マラソンは次の角を見て走る

そういえば,去年の今頃は,アルプスに登って,バルト三国ポーランドに旅行して,バカンス三昧だった.ベルリンマラソンを走ったのは10月頃だったか.

はじめてのマラソンの経験は人生観を変えた.苦行にも似た行程を沿道の応援を受けつつ,他のランナーに刺激をうけつつ,走り切ったという達成感が一番大きい.

苦行といえば,はや25kmあたりから,全身の筋肉が悲鳴を上げ始めた.特に,太ももの前の筋肉は,足が地面に接触する時の衝撃だけで痛みが走った.そんな苦行としか言えない状況で走るときに,一つだけ気をつけていたことがある.
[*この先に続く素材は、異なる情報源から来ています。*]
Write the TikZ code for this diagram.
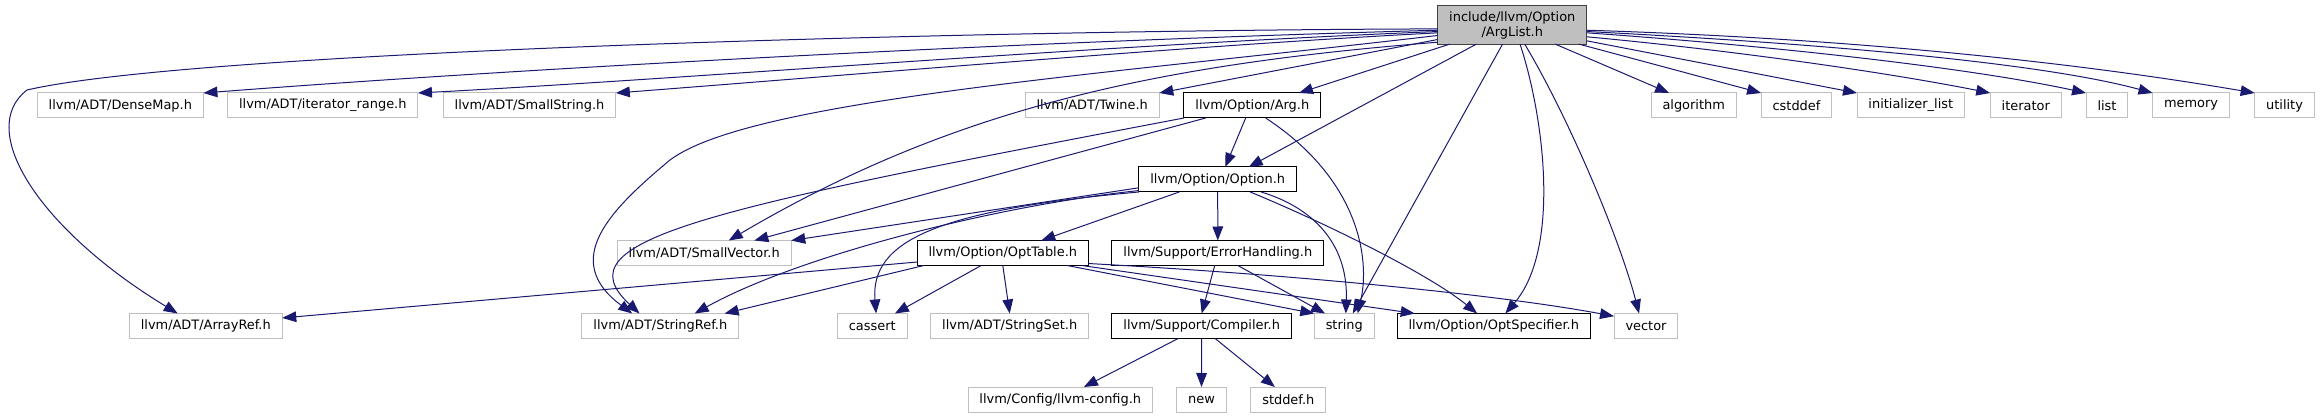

それは,走り続けないことだ.目標はゴールにたどり着くことだ.頑張りすぎて,途中で倒れてしまい,結局ゴールにたどり着けないという事態だけはどうしても避けたい.(ちなみに,今の生活はそんなことも言っておられない状況だが.)

もう一つ,先週気づいたことがある.マラソンを走るときは,次の角を目指して走っていた,ということだ.42.195Kmを走るという壮大なゴールは人生に良く例えられるが,その大目的を,「次の角まで」という小さな目標に分解することで,長い道のりを走り切ることができたと思う.

「次の角まで」という目標は,精神的にもいいものだった.曲がり角を超えると景色が変わり,少しではあるが体の疲労を飛ばしてくれるように感じた.きっと,人生においても,マラソンのゴールという大きな目的と,次の曲がり角という小さな目標を両方持つことが大事なのだろう.